WHAT NEEDS TO BE DONE ▸ Leave the pictures out. Retype exactly the lines below from the one containing "Reproduce this diagram with TikZ." through the one containing "(lar) at (355,255)", and no others.

start

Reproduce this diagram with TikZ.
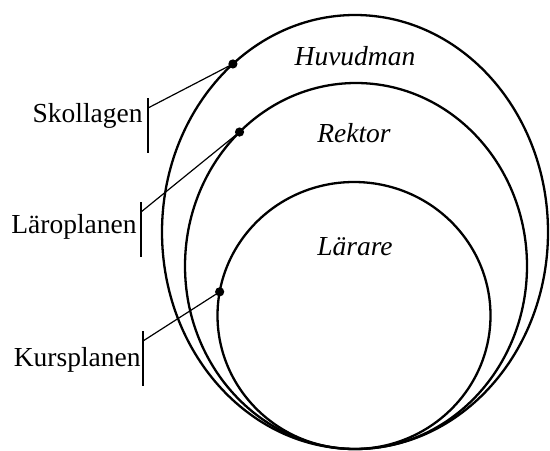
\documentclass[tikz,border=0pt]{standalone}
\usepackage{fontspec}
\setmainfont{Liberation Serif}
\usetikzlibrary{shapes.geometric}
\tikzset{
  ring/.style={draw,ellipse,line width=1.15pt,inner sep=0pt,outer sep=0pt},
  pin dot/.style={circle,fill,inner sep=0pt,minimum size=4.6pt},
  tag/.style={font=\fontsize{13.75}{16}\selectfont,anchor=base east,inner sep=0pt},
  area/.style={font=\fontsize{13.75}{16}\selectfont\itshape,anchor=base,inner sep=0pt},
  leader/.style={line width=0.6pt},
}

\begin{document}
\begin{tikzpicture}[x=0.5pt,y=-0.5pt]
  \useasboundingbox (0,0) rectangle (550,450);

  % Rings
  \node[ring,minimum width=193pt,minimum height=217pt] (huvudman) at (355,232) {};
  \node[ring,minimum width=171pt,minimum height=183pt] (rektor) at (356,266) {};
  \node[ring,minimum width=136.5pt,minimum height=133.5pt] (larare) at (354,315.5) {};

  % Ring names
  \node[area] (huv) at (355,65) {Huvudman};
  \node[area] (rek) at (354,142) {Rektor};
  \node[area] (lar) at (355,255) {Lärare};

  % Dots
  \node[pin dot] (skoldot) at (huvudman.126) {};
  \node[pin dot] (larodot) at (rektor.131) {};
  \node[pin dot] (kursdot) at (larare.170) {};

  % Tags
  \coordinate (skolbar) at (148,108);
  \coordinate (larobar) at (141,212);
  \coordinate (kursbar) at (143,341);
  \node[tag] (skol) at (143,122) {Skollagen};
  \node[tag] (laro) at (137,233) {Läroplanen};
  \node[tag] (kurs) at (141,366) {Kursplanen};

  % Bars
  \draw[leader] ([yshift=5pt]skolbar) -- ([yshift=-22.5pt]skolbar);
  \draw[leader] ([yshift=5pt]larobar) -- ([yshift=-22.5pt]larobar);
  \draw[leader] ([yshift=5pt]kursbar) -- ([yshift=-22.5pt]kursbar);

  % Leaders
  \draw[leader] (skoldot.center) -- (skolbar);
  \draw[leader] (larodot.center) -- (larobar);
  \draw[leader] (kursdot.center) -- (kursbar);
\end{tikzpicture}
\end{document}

end
start

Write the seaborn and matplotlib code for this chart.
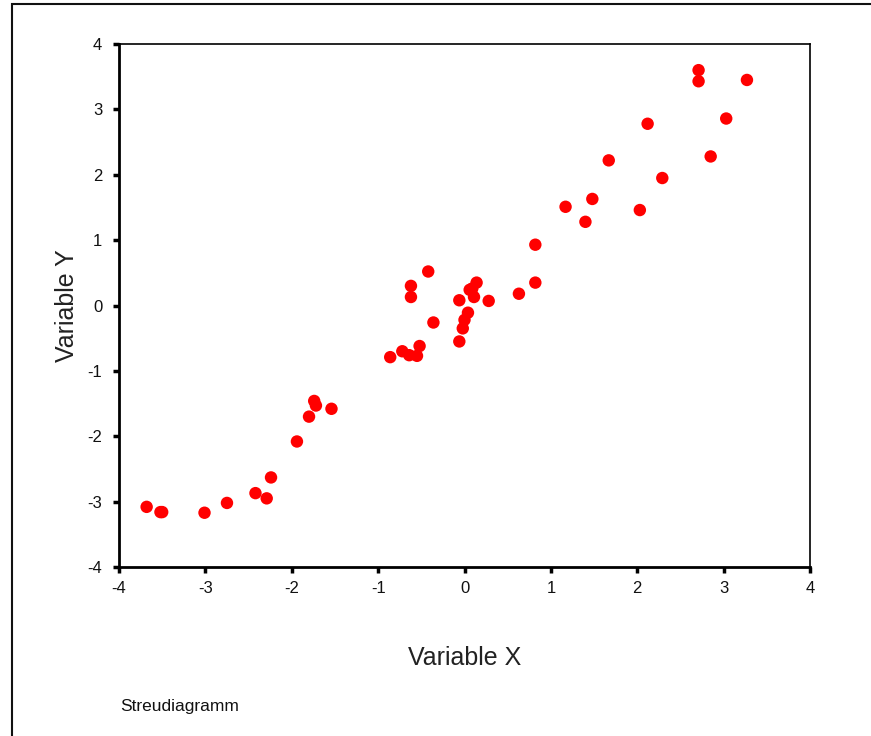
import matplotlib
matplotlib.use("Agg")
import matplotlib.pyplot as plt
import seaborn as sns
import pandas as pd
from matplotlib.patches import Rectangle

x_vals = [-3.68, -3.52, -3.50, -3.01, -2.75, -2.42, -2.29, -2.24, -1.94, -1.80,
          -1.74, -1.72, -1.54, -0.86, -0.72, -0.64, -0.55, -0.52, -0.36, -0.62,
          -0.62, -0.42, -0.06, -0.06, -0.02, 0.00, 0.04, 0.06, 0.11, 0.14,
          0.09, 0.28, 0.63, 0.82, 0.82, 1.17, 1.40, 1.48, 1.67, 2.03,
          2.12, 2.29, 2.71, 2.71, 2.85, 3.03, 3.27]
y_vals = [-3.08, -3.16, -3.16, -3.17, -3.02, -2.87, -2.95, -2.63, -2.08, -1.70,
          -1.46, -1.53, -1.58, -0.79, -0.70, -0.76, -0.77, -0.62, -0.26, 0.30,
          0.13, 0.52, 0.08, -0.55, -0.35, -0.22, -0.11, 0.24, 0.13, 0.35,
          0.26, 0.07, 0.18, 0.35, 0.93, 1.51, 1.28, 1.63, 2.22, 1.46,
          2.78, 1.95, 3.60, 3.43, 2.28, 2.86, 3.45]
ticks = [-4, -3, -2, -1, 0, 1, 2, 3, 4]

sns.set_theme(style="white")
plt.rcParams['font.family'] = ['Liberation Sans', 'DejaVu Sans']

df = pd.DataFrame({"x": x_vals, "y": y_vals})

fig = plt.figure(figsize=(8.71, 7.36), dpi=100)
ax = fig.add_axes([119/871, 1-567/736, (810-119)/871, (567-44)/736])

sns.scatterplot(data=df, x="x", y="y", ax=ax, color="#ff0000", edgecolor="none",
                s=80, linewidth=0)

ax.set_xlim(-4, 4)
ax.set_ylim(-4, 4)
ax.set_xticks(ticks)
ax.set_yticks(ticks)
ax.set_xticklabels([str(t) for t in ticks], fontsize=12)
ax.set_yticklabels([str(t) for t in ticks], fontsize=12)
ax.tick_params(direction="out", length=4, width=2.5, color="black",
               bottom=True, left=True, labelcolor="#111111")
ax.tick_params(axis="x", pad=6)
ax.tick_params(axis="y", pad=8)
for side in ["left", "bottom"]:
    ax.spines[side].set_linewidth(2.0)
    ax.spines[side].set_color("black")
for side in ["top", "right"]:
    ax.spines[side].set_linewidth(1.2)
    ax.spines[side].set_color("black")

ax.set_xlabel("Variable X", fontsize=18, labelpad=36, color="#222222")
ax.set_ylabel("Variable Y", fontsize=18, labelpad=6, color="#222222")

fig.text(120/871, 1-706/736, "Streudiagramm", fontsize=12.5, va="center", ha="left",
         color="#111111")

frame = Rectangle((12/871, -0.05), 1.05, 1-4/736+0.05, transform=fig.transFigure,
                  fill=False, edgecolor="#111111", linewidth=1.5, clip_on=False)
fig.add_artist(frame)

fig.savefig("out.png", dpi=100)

end

FULL OUTPUT ▸
Reproduce this diagram with TikZ.
\documentclass[tikz,border=0pt]{standalone}
\usepackage{fontspec}
\setmainfont{Liberation Serif}
\usetikzlibrary{shapes.geometric}
\tikzset{
  ring/.style={draw,ellipse,line width=1.15pt,inner sep=0pt,outer sep=0pt},
  pin dot/.style={circle,fill,inner sep=0pt,minimum size=4.6pt},
  tag/.style={font=\fontsize{13.75}{16}\selectfont,anchor=base east,inner sep=0pt},
  area/.style={font=\fontsize{13.75}{16}\selectfont\itshape,anchor=base,inner sep=0pt},
  leader/.style={line width=0.6pt},
}

\begin{document}
\begin{tikzpicture}[x=0.5pt,y=-0.5pt]
  \useasboundingbox (0,0) rectangle (550,450);

  % Rings
  \node[ring,minimum width=193pt,minimum height=217pt] (huvudman) at (355,232) {};
  \node[ring,minimum width=171pt,minimum height=183pt] (rektor) at (356,266) {};
  \node[ring,minimum width=136.5pt,minimum height=133.5pt] (larare) at (354,315.5) {};

  % Ring names
  \node[area] (huv) at (355,65) {Huvudman};
  \node[area] (rek) at (354,142) {Rektor};
  \node[area] (lar) at (355,255) {Lärare};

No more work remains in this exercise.